Apart from the Grand Cayman, to Cayman Islands archipelago also belongs Little Cayman and Cayman Brac, two small islands that are located more than one hundred kilometers to the east. Although seemingly somewhat less accessible, because it will be difficult to decide on one day trip, it is not so, because both islands possess their own airports for smaller planes, so it is possible to come directly from U.S. airports. Scuba diving here is also the most important tourist branch, though to a much lesser extent than on the Grand Cayman. This does not mean that the diving here is worse. On the contrary, the local diving sites here are extremely well known, although in a somewhat different way, which also leaves you breathless.

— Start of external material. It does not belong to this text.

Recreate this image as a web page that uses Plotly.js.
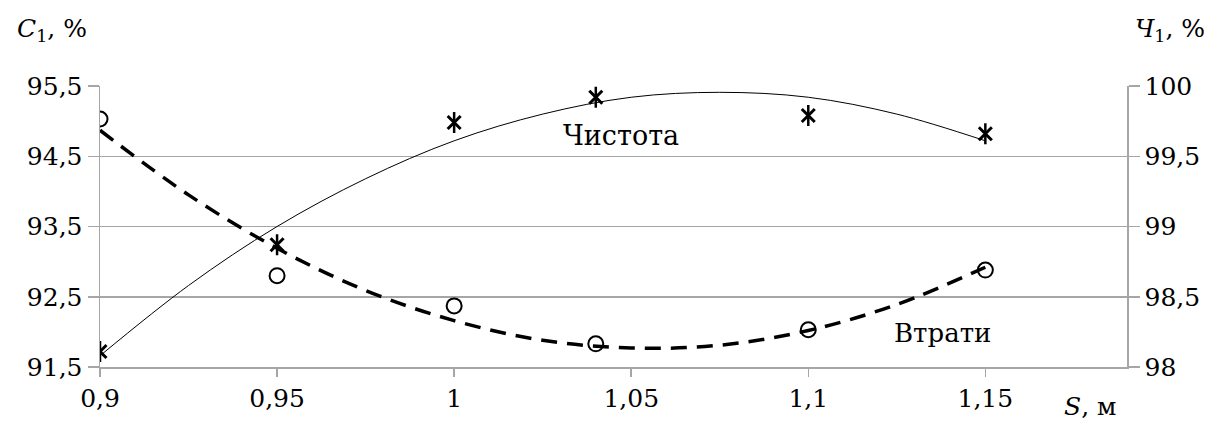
<!DOCTYPE html>
<html><head><meta charset="utf-8">
<script src="https://cdn.plot.ly/plotly-3.0.1.min.js"></script>
<style>html,body{margin:0;padding:0;background:#fff}#c{width:1227px;height:421px}</style>
</head><body><div id="c"></div>
<script>
// measured points
const S = [0.9, 0.95, 1.0, 1.04, 1.1, 1.15];
const lossC1 = [95.03, 92.80, 92.37, 91.83, 92.03, 92.88];      // Втрати, left axis
const purityCh1 = [98.11, 98.87, 99.74, 99.92, 99.79, 99.66];   // Чистота, right axis
// trend curves
const trendS = [0.9, 0.925, 0.95, 0.975, 1.0, 1.025, 1.05, 1.075, 1.1, 1.125, 1.15];
const lossTrend = [94.87, 93.95, 93.19, 92.59, 92.16, 91.88, 91.77, 91.81, 92.02, 92.39, 92.92];
const purityTrend = [98.08, 98.58, 99.00, 99.34, 99.61, 99.80, 99.92, 99.955, 99.92, 99.80, 99.61];
// tick labels
const xTickVals = [0.9, 0.95, 1.0, 1.05, 1.1, 1.15];
const xTickText = ['0,9', '0,95', '1', '1,05', '1,1', '1,15'];
const yTickVals = [91.5, 92.5, 93.5, 94.5, 95.5];
const yTickText = ['91,5', '92,5', '93,5', '94,5', '95,5'];
const y2TickVals = [98, 98.5, 99, 99.5, 100];
const y2TickText = ['98', '98,5', '99', '99,5', '100'];

const FONT = '"DejaVu Serif", serif';
const GRID = '#a6a6a6';

const traces = [
  {x: trendS, y: lossTrend, yaxis: 'y', mode: 'lines', line: {shape: 'spline', color: '#000', width: 3.5, dash: '16px,10px'}, hoverinfo: 'skip'},
  {x: trendS, y: purityTrend, yaxis: 'y2', mode: 'lines', line: {shape: 'spline', color: '#000', width: 1}, hoverinfo: 'skip'},
  {x: S, y: lossC1, yaxis: 'y', mode: 'markers', marker: {symbol: 'circle-open', size: 15, color: '#000', line: {width: 2, color: '#000'}}},
  {x: S, y: purityCh1, yaxis: 'y2', mode: 'markers', marker: {symbol: 'x-thin-open', size: 13, color: '#000', line: {width: 3, color: '#000'}}},
  {x: S, y: purityCh1, yaxis: 'y2', mode: 'markers', marker: {symbol: 'line-ns-open', size: 15, color: '#000', line: {width: 2.5, color: '#000'}}}
];

const layout = {
  width: 1227, height: 421,
  margin: {l: 100, r: 100, t: 86, b: 54},
  paper_bgcolor: '#fff', plot_bgcolor: '#fff',
  showlegend: false,
  font: {family: FONT, size: 25, color: '#000'},
  xaxis: {
    range: [0.9, 1.19], tickvals: xTickVals, ticktext: xTickText,
    showgrid: false, zeroline: false,
    showline: true, linecolor: GRID, linewidth: 1.5,
    ticks: 'outside', ticklen: 8, tickcolor: GRID, tickwidth: 1.5,
    tickfont: {family: FONT, size: 25}
  },
  yaxis: {
    range: [91.5, 95.5], tickvals: yTickVals, ticktext: yTickText,
    showgrid: true, gridcolor: GRID, gridwidth: 1.5, zeroline: false,
    showline: true, linecolor: GRID, linewidth: 1.5,
    ticks: 'outside', ticklen: 11, tickcolor: GRID, tickwidth: 1.5,
    tickfont: {family: FONT, size: 25}
  },
  yaxis2: {
    range: [98, 100], tickvals: y2TickVals, ticktext: y2TickText,
    overlaying: 'y', side: 'right',
    showgrid: false, zeroline: false,
    showline: true, linecolor: GRID, linewidth: 1.5,
    ticks: 'outside', ticklen: 11, tickcolor: GRID, tickwidth: 1.5,
    tickfont: {family: FONT, size: 25}
  },
  annotations: [
    {xref: 'paper', yref: 'paper', x: -0.083, y: 1.2, xanchor: 'left', yanchor: 'middle', showarrow: false,
     text: '<i>C</i><sub>1</sub>, %', font: {family: FONT, size: 25}},
    {xref: 'paper', yref: 'paper', x: 1.078, y: 1.2, xanchor: 'right', yanchor: 'middle', showarrow: false,
     text: '<i>Ч</i><sub>1</sub>, %', font: {family: FONT, size: 25}},
    {xref: 'paper', yref: 'paper', x: 0.964, y: -0.14, xanchor: 'center', yanchor: 'middle', showarrow: false,
     text: '<i>S</i>, м', font: {family: FONT, size: 25}},
    {xref: 'x', yref: 'y2', x: 1.047, y: 99.65, xanchor: 'center', yanchor: 'middle', showarrow: false,
     text: 'Чистота', font: {family: FONT, size: 27}},
    {xref: 'x', yref: 'y', x: 1.138, y: 91.98, xanchor: 'center', yanchor: 'middle', showarrow: false,
     text: 'Втрати', font: {family: FONT, size: 26}}
  ]
};
Plotly.newPlot('c', traces, layout, {displayModeBar: false, staticPlot: true});
</script></body></html>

Although on Grand Cayman there are some very nice locations whose main characteristic are the walls, if you really want to see the underwater wall you have to go straight to the Bloody Bay on Little Cayman. At this location there is a wall that not only spreads for hundreds of meters horizontally, but after only five meters of depth in the proper vertical drops to nearly two kilometers deep. The entire wall is covered with a rich variety of sponge species, and most noticable are those like „elephant ears“. That is bit of a shame because we will be able to investigate only some 1-2 percent of the entire wall, right? What is particularly fascinating is look into an endless abyss, which is multiplied by excellent visibility, so you can really get a feel of the abyss, like nowhere else in the world. Almost every dive will be further spiced with more eagle rays, schools of barracuda and jacks, and quite possibly sharks and turtles. As in all other locations on Little Cayman, for scuba diving are necessary good weather conditions.

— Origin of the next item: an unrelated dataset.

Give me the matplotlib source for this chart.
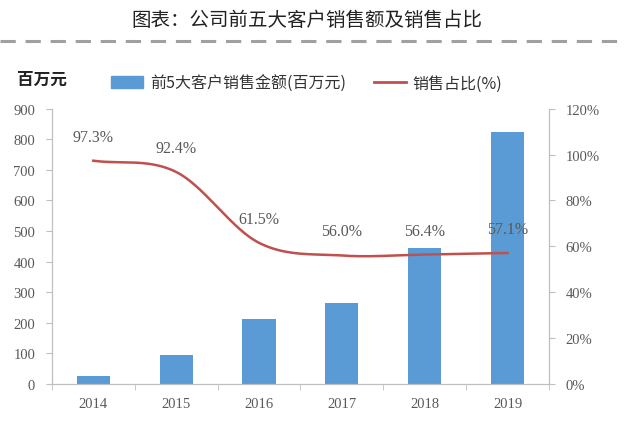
import numpy as np
import matplotlib
matplotlib.use("Agg")
import matplotlib.pyplot as plt
from matplotlib.lines import Line2D
from matplotlib.patches import Patch

years = ["2014", "2015", "2016", "2017", "2018", "2019"]
sales = [26, 95, 212, 265, 443, 822]
share = [97.3, 92.4, 61.5, 56.0, 56.4, 57.1]
share_labels = ["97.3%", "92.4%", "61.5%", "56.0%", "56.4%", "57.1%"]
left_ticks = [0, 100, 200, 300, 400, 500, 600, 700, 800, 900]
right_ticks = [0, 20, 40, 60, 80, 100, 120]

CJK = ["Noto Sans CJK SC", "DejaVu Sans"]
SERIF = ["Liberation Serif", "DejaVu Serif"]
GRAY = "#595959"
AX = "#BFBFBF"
BAR = "#5B9BD5"
RED = "#C0504D"

fig = plt.figure(figsize=(6.4, 4.31), dpi=100)
ax = fig.add_axes([0.081, 0.1067, 0.777, 0.639])
x = np.arange(len(years))
ax.bar(x, sales, width=0.4, color=BAR, zorder=2)
ax.set_xlim(-0.5, len(years) - 0.5)
ax.set_ylim(0, 900)
ax.set_yticks(left_ticks)
ax.set_yticklabels([str(v) for v in left_ticks], fontfamily=SERIF, fontsize=10.5, color=GRAY)
ax.set_xticks(x)
ax.set_xticklabels(years, fontfamily=SERIF, fontsize=10.5, color=GRAY)
ax.tick_params(axis="x", length=0, pad=9)
ax.set_xticks(np.arange(-0.5, len(years)), minor=True)
ax.tick_params(axis="x", which="minor", length=4, color=AX, direction="out")
ax.tick_params(axis="y", length=4, color=AX, pad=8)
ax.spines["top"].set_visible(False)
for s in ["left", "bottom", "right"]:
    ax.spines[s].set_color(AX)

ax2 = ax.twinx()
ax2.set_ylim(0, 120)
ax2.set_yticks(right_ticks)
ax2.set_yticklabels([f"{v}%" for v in right_ticks], fontfamily=SERIF, fontsize=10.5, color=GRAY)
ax2.tick_params(axis="y", length=4, color=AX, pad=8)
ax2.spines["top"].set_visible(False)
for s in ["left", "bottom", "right"]:
    ax2.spines[s].set_color(AX)

# smooth (Catmull-Rom) rendering through the data points
px = x.astype(float)
py = np.array(share, dtype=float)
P = np.vstack([px, py]).T
P = np.vstack([P[0] - (P[1] - P[0]), P, P[-1] + (P[-1] - P[-2])])
cx, cy = [], []
for i in range(1, len(P) - 2):
    p0, p1, p2, p3 = P[i - 1], P[i], P[i + 1], P[i + 2]
    t = np.linspace(0, 1, 40)[:, None]
    c = 0.5 * ((2 * p1) + (-p0 + p2) * t + (2 * p0 - 5 * p1 + 4 * p2 - p3) * t ** 2
               + (-p0 + 3 * p1 - 3 * p2 + p3) * t ** 3)
    cx.extend(c[:, 0]); cy.extend(c[:, 1])
ax2.plot(cx, cy, color=RED, lw=1.8, zorder=3)
for xi, yi, lab in zip(x, share, share_labels):
    ax2.annotate(lab, (xi, yi), xytext=(0, 24), textcoords="offset pixels",
                 ha="center", va="center", fontfamily=SERIF, fontsize=11.5, color=GRAY)

# title and decorations
fig.text(307 / 640, 1 - 20 / 431, "图表：公司前五大客户销售额及销售占比", ha="center", va="center",
         fontfamily=CJK, fontsize=14, color="#222222")
fig.add_artist(Line2D([0, 623 / 640], [1 - 42 / 431, 1 - 42 / 431], color="#A0A0A0", lw=2.2,
                      linestyle=(0, (5, 3.2))))
fig.text(17 / 640, 1 - 80 / 431, "百万元", ha="left", va="center", fontfamily=CJK,
         fontsize=12, fontweight="bold", color="#222222")
handles = [Patch(color=BAR, label="前5大客户销售金额(百万元)"),
           Line2D([0], [0], color=RED, lw=2, label="销售占比(%)")]
fig.legend(handles=handles, loc="center left", bbox_to_anchor=(97 / 640, 1 - 84 / 431),
           ncol=2, frameon=False, prop={"family": CJK, "size": 11.5}, labelcolor="#333333",
           handlelength=2.0, handleheight=0.8, columnspacing=1.8, handletextpad=0.4)

fig.savefig("out.png", dpi=100)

Like locations on Little Cayman, the Cayman Brac offers spectacular dives on the walls of the vast abyss. One of these microlocation is Anchor Wall, where a huge admiralty anchor is literally grown into a gap in the coral reef. Anchor is about two hundred years old, so the corals over time “captured” it in the structure of the reef. Right next to the anchor is very interesting crag like vertical tunnel, which splits into two directions as it goes into the deep. This is a bit deeper dive since the end of the tunnel is at almost forty meters. It should be noted that this kind of dive in the Caymans are generally very rare, so in most diving centers it is considered extreme, and it takes experience and advanced diving categories. But translated into “our” diving terms, this is just one of the usual dive (of course, we mean the depth). Sharks, turtles and rays will fulfill the beauty of this extraordinary dive.

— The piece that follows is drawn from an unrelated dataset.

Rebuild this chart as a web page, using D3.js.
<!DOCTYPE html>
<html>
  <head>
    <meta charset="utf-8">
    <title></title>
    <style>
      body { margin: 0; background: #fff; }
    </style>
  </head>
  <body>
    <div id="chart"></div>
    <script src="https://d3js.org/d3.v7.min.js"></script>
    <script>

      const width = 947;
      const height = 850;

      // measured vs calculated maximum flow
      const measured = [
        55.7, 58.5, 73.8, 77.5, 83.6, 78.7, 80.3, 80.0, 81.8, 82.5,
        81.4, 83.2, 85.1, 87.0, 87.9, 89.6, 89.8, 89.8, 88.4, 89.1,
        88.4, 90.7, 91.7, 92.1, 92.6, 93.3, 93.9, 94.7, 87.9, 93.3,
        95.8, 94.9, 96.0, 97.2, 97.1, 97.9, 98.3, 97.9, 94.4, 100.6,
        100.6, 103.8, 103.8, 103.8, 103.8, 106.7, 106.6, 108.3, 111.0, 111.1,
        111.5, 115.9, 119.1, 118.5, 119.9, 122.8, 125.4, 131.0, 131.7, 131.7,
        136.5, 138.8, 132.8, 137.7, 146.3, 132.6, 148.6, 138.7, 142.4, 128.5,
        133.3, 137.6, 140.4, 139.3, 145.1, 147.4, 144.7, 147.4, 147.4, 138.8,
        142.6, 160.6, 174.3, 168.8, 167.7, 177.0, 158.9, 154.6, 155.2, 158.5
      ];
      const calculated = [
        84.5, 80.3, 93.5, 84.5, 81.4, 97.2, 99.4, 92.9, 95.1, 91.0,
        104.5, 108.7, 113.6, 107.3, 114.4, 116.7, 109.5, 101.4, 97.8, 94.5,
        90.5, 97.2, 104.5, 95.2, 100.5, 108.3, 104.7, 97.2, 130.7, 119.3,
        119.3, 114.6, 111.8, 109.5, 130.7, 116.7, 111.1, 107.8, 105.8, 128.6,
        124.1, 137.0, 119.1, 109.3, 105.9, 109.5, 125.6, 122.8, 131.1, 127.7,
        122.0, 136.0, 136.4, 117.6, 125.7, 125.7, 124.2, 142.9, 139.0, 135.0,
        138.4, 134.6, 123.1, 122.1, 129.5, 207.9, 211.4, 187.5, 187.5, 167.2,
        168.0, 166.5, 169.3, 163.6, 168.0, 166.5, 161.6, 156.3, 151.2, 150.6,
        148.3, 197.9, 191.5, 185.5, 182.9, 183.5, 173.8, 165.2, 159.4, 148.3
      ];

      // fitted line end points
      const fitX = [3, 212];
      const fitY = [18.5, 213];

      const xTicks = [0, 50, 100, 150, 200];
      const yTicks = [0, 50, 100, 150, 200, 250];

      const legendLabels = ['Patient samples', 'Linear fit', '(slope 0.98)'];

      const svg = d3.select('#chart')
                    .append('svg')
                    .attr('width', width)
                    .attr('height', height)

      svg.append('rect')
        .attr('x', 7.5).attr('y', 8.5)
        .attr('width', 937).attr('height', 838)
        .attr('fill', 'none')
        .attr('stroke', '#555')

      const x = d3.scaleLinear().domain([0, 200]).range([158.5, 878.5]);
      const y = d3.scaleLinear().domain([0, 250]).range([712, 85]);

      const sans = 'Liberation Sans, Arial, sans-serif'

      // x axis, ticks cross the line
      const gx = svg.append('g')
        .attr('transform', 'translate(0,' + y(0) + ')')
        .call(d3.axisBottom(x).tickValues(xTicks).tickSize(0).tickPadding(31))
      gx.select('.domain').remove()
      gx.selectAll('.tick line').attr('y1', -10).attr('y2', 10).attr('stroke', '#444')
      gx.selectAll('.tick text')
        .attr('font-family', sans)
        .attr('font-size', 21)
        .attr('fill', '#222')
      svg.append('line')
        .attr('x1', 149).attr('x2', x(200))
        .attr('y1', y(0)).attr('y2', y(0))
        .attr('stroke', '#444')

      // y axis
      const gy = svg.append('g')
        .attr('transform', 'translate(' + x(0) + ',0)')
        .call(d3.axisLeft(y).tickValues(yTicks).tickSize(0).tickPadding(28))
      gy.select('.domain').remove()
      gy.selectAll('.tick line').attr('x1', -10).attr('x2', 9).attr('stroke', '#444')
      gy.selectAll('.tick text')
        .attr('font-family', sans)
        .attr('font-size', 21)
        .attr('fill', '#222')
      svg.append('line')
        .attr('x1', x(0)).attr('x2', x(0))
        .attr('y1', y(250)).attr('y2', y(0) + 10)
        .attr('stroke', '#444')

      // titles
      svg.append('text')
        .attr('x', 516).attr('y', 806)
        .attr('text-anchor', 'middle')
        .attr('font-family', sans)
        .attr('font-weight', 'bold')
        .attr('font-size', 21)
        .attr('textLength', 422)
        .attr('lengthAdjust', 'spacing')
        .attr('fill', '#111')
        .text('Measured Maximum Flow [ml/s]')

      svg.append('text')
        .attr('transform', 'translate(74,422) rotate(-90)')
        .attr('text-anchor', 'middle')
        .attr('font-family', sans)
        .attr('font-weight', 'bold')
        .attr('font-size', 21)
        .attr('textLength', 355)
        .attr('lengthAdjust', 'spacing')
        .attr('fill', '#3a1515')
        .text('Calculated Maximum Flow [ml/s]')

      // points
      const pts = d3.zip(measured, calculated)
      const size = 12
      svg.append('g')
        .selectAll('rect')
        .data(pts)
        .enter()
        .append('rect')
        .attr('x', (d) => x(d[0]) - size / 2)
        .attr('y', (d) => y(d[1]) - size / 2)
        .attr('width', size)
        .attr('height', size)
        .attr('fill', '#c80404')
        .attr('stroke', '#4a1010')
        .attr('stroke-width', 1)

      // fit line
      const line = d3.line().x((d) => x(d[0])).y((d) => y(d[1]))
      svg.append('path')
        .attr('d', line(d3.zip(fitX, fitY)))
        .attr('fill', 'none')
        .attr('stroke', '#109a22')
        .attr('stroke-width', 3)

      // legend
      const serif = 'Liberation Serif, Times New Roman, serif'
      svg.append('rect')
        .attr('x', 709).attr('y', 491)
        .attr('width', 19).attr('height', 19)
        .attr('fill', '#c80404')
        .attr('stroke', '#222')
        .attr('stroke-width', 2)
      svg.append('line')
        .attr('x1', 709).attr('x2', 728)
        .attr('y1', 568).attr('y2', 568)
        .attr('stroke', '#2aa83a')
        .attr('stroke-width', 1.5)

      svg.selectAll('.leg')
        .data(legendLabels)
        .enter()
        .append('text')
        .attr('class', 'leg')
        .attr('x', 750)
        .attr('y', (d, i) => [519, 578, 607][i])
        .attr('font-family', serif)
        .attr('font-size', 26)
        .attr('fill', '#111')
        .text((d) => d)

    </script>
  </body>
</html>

If you’re already on Cayman Brac, it really would be a shame to miss the interesting scuba dive on the “Tibbetts”. The wreck today bears Americanized name in honor of one of the oldest native divers, but in reality it is rejected Russian warship redeemed by Caymans, the frigate which was deliberately flooded in 1996. It lies on the twenty meters of depth available to everyone, with the deepest point at thirty meters and shallowest parts reaching up to 6 meters below the surface. An impressive length of about one hundred meters makes it ideal for “full day” trip, with at least two dives. On board are still turrets with cannons, and particularly interesting is observatory in the most shallow part. Unfortunately, after the devastating hurricanes in 2004 the force of nature broke the ship in two halfs so now it is frequent situation with two independent divings. At several points, it can be relatively easy to enter in the interior of the ship, where you will most likely encounter two huge groupers that were domesticated in the shade of the deck. Although the wreck is still missing any significant growth of corals, you’ll surely encounter the occasional schools of smaller fishes, lobsters and moray eels.